From SCOAP3's July 17 press release:
Acting for the benefit of SCOAP3, CERN conducted the tendering process and, on the basis of the bids submitted by publishers, has identified 12 journals from 7 publishers for participation in SCOAP3. This open and competitive procedure took into account the quality of the journals (as measured by Impact Factor), the quality of the services provided (as measured by re-use licenses and delivery formats), and the unit price for publishing each article.
Over 6'600 articles eligible for inclusion in SCOAP3 were published in these journals in 2011, comprising the vast majority of the high-quality peer-reviewed literature in the field of High Energy Physics.
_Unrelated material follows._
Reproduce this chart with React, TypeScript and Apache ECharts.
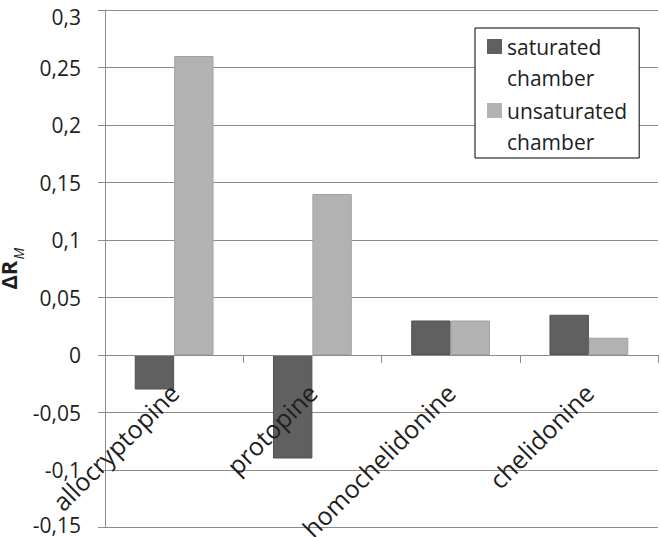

Articles funded by SCOAP3 will be available Open Access in perpetuity, under a CC-BY license, while publishers will reduce their subscription fees accordingly. Detailed technical specifications are publicly available
Taking into account the projected SCOAP3 budget envelope of 10M EUR/year, publishers and journals to which a contract for Peer Review, Open Access and related publishing services may be awarded, include, in alphabetical order:
- American Physical Society
- Physical Review C
- Physical Review D
- Physics Letters B
- Nuclear Physics B
- Advances in High Energy Physics
- Institute of Physics Publishing / Chinese Academy of Sciences
- Chinese Physics C
- Institute of Physics Publishing/SISSA
- Journal of Cosmology and Astroparticle Physics
- Institute of Physics Publishing/Deutsche Physikalische Gesellschaft
- New Journal of Physics
- Jagellonian University
- Acta Physica Polonica B
- Oxford University Press/Physical Society of Japan
- Progress of Theoretical Physics (To become PTEP)
- Springer/Società Italiana di Fisica
- European Physical Journal C
- Journal of High Energy Physics
From a February 13 letter issued by the U-CA Office of the President:
In 2010, a dispute arose between the University of California (UC) and the Nature Publishing Group (NPG) over a proposed increase in the fees that UC pays to license NPG journals. When this disagreement became public, each organization aired statements explaining its position. Following a face‐to‐face meeting in August of that year, UC and NPG subsequently issued a joint statement describing our intention to work together to address current licensing challenges and to explore new approaches for sustaining scholarly publishing.
Since that date, UC and NPG have held regular meetings, which have included representatives of NPG, the California Digital Library, the UC University Librarians, and UC Faculty from the Academic Senate and Administration. This document is intended to update UC Faculty and Librarians as well as the wider stakeholder community about the status of these discussions and to share our perspective on the current challenges facing libraries, authors, and publishers alike. It does not necessarily represent NPG's current or future positions, beyond a willingness to continue in good faith discussion of these issues through 2012.
The letter goes on to share points of agreement between UC and Nature, questions still under discussion, and the goals UC continues to pursue. It ends thus:
We recognize that scholarly communication is a complex system that cannot be transformed overnight. While our negotiations with NPG have not yet resulted in any specific proposals for change, they have been positive and productive. Although we have not yet reached agreement on a model that would allow us to add new NPG journal titles, UC and NPG have agreed to maintain their existing license while discussions continue. We look forward to exploring with all publishers, societies, funders and universities new models that we believe are vital to assure the future of scholarly communication.
It is signed by 4 library staff members and 3 faculty members.